Recorded information:
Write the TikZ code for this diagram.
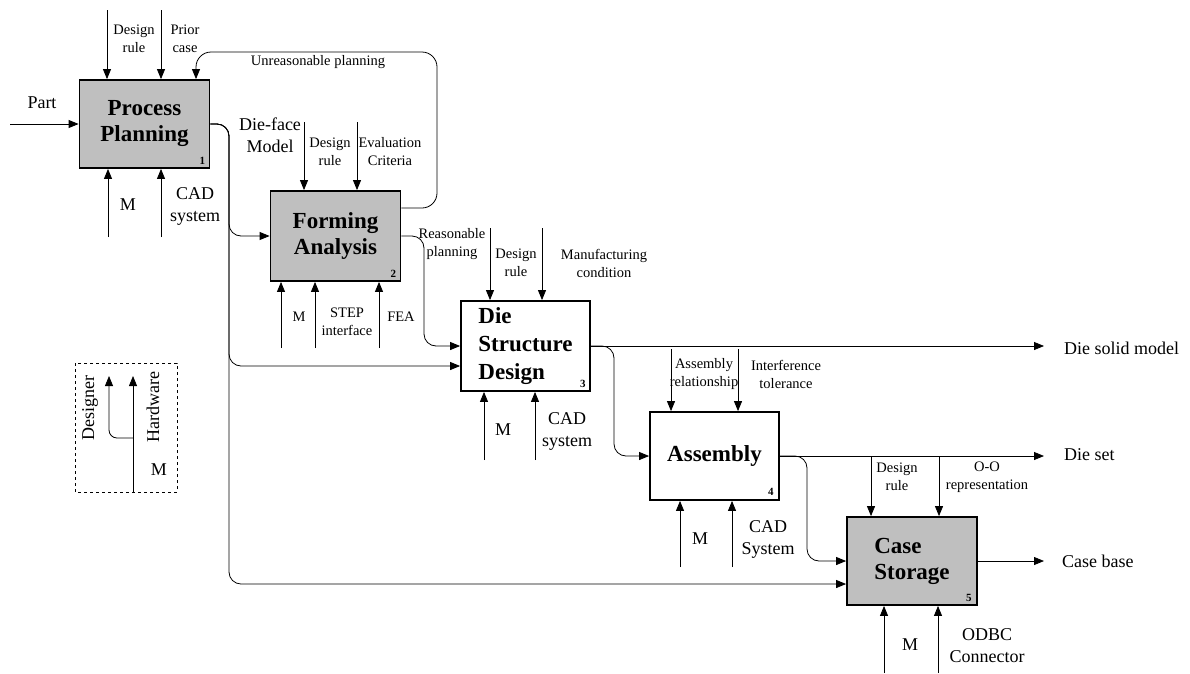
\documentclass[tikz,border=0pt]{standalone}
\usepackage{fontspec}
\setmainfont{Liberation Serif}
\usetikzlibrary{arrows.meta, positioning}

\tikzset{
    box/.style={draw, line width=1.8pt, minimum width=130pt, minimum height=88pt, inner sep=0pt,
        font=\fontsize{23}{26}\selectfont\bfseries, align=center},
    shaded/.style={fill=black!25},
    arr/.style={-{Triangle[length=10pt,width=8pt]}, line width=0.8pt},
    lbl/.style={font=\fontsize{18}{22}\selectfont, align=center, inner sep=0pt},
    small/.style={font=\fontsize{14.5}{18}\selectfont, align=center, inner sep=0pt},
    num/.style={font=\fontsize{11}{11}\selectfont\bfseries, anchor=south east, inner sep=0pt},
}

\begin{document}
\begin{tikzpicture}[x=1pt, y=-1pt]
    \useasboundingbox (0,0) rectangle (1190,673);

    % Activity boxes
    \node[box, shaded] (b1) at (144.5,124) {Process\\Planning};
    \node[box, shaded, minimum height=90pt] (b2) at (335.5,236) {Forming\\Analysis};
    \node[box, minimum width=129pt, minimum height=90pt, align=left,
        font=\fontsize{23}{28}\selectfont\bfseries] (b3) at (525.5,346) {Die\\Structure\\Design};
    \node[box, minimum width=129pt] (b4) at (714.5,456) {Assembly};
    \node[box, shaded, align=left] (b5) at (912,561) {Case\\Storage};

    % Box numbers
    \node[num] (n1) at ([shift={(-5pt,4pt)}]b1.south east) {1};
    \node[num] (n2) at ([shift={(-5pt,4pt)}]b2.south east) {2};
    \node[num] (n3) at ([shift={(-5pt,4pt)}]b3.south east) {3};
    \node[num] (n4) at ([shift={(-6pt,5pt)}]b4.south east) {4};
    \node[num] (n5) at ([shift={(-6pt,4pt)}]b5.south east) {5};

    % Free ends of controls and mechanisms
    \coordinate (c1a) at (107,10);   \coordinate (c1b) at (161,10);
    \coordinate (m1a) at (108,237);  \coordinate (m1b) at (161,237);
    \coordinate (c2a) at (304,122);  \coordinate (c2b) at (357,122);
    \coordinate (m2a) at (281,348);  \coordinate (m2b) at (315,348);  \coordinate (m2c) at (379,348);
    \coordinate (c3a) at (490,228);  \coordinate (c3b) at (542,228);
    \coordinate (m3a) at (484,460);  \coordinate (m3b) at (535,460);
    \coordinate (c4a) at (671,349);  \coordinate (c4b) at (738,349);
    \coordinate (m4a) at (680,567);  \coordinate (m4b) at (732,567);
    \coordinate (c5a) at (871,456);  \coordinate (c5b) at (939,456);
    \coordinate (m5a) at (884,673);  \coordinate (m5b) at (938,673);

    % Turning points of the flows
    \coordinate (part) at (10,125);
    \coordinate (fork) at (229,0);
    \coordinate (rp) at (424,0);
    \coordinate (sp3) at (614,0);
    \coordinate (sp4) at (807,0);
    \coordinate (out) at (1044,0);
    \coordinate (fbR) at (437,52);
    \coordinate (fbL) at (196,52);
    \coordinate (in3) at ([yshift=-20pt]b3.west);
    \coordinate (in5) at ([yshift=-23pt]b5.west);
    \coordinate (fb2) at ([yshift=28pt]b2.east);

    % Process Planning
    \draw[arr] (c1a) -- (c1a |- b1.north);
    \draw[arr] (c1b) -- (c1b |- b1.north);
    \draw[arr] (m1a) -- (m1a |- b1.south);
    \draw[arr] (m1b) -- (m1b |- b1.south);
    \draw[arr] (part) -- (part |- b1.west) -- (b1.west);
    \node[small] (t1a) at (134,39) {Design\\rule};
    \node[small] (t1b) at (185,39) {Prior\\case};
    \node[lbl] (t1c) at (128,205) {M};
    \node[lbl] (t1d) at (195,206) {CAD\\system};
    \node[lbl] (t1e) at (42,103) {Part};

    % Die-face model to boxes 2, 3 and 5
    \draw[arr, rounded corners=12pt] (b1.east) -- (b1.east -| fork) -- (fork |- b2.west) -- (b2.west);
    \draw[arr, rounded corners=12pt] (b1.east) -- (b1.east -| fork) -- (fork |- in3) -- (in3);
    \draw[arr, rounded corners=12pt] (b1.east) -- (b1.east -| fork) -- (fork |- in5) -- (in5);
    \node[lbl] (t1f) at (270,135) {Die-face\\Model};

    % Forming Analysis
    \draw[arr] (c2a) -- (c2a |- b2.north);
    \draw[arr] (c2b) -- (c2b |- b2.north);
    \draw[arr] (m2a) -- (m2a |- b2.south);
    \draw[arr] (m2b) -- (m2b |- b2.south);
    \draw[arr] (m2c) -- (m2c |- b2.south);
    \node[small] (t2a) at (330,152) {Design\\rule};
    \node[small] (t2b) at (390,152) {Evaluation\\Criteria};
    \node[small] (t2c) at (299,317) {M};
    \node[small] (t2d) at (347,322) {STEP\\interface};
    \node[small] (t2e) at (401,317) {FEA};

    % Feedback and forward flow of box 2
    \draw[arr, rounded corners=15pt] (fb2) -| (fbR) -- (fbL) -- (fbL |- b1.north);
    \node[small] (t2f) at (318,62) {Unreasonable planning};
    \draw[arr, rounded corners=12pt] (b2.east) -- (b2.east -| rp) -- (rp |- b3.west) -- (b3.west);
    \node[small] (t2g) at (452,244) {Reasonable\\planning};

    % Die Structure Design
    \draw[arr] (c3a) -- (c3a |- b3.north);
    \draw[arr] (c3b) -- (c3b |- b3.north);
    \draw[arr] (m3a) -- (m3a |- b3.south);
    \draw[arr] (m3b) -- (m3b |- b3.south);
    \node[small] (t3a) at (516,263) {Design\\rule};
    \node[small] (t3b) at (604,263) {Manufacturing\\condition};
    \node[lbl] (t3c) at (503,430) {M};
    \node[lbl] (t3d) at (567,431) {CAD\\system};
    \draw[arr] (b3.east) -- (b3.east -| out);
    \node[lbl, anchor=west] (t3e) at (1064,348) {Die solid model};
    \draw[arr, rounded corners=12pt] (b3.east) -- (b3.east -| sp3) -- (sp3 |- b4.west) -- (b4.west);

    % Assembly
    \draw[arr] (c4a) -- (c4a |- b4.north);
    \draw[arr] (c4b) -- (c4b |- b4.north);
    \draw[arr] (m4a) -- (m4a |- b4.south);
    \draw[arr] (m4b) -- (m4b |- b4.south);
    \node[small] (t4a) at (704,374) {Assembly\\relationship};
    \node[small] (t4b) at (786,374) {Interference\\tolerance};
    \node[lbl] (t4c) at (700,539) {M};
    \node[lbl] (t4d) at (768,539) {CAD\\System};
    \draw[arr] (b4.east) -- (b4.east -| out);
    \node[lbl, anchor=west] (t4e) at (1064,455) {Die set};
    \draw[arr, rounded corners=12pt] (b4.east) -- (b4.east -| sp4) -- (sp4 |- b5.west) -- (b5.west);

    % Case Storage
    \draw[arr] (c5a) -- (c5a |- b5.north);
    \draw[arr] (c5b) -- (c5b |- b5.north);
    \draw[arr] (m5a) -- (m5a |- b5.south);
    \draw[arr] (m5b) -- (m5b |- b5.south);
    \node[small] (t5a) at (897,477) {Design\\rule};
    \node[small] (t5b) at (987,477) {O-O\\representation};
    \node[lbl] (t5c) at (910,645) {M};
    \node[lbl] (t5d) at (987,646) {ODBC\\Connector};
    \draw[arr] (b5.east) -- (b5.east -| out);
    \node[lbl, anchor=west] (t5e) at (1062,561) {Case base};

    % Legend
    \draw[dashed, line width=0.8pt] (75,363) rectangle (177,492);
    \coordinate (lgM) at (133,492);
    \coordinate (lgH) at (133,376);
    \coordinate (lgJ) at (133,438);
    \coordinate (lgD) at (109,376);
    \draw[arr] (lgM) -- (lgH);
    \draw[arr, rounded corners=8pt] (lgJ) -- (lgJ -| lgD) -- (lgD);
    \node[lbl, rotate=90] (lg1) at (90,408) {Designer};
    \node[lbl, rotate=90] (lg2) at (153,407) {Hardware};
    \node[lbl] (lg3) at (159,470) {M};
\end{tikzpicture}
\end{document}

Problem: Without the pictures, please reproduce each line of the listing above exactly, from the first one through the line bearing "(0,0) rectangle (1190,673);".

Solution:
Write the TikZ code for this diagram.
\documentclass[tikz,border=0pt]{standalone}
\usepackage{fontspec}
\setmainfont{Liberation Serif}
\usetikzlibrary{arrows.meta, positioning}

\tikzset{
    box/.style={draw, line width=1.8pt, minimum width=130pt, minimum height=88pt, inner sep=0pt,
        font=\fontsize{23}{26}\selectfont\bfseries, align=center},
    shaded/.style={fill=black!25},
    arr/.style={-{Triangle[length=10pt,width=8pt]}, line width=0.8pt},
    lbl/.style={font=\fontsize{18}{22}\selectfont, align=center, inner sep=0pt},
    small/.style={font=\fontsize{14.5}{18}\selectfont, align=center, inner sep=0pt},
    num/.style={font=\fontsize{11}{11}\selectfont\bfseries, anchor=south east, inner sep=0pt},
}

\begin{document}
\begin{tikzpicture}[x=1pt, y=-1pt]
    \useasboundingbox (0,0) rectangle (1190,673);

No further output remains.